If your CSV doesn't have a header and the secondary structure is in the 6th column:

python strusinet.py --input example_data/sample_dataset.csv --output example_data/sample_dataset_with_embeddings.tsv --structure_column_num 6 --header False --device cuda

Running the t-SNE Embedding Tool

After generating the RNA embeddings, you can use the compute_tsne.py script to visualize the embeddings using t-SNE.

Example Command

python compute_tsne.py --input example_data/sample_dataset_with_embeddings.tsv --output example_data/sample_dataset_with_tsne.tsv --embedding_column_name embedding_vector --n_components 3

Arguments:

--input: Path to the input TSV file containing embeddings (e.g., example_data/sample_dataset_with_embeddings.tsv).
--output: Path to save the output TSV file containing the t-SNE-transformed embeddings.
--embedding_column_name: The name of the column containing the embedding vectors.
--n_components: Number of components for t-SNE (e.g., 2 for 2D visualization, 3 for 3D visualization).

Explanation

The script reads the specified embedding_column_name from the input file and performs t-SNE transformation with the specified number of components.
The resulting transformed embeddings are saved to the output file, which can then be used for downstream visualization and analysis.
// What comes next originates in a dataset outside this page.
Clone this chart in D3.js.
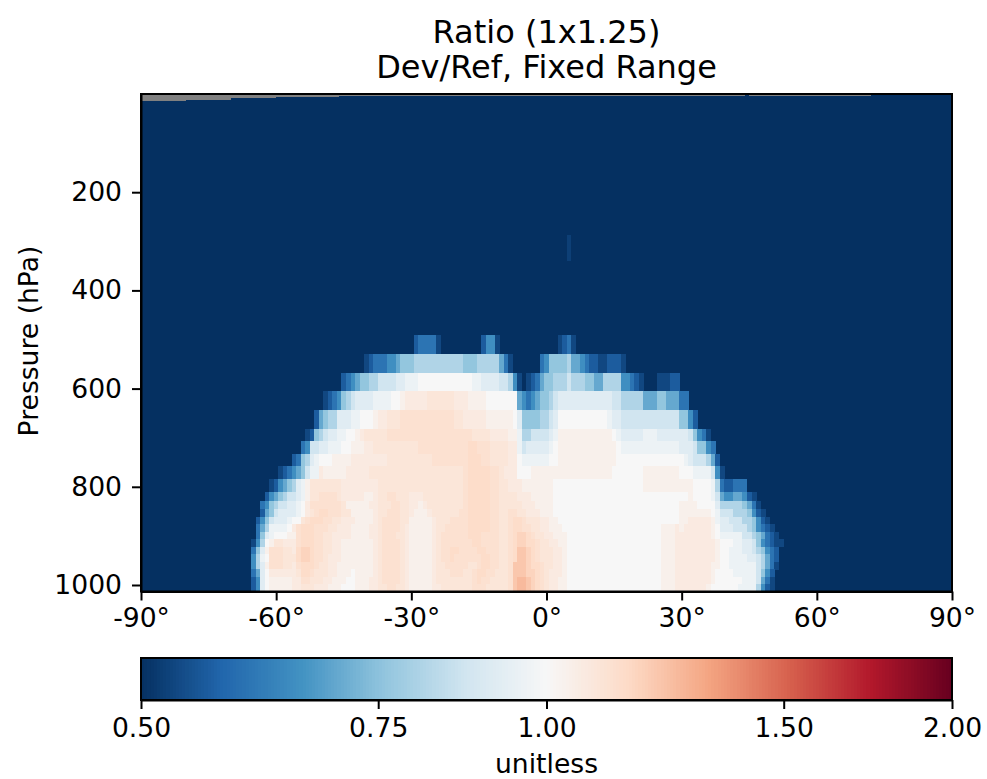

Interactive Visualization with Dash

We have also developed an application using Dash to visualize the t-SNE embeddings interactively. You can find the app in the following repository: https://github.com/nicoaira/embeddings_app.

Running the Tests

You can run the tests using:

python -m unittest discover tests

This will run both the unit tests for the model and the integration tests for the embedding generation pipeline.

Important Notes

Ensure you have the correct PyTorch version installed that supports your GPU if you're using CUDA.
If you encounter any issues with the pre-trained model, please make sure to check the Google Drive link and download it correctly.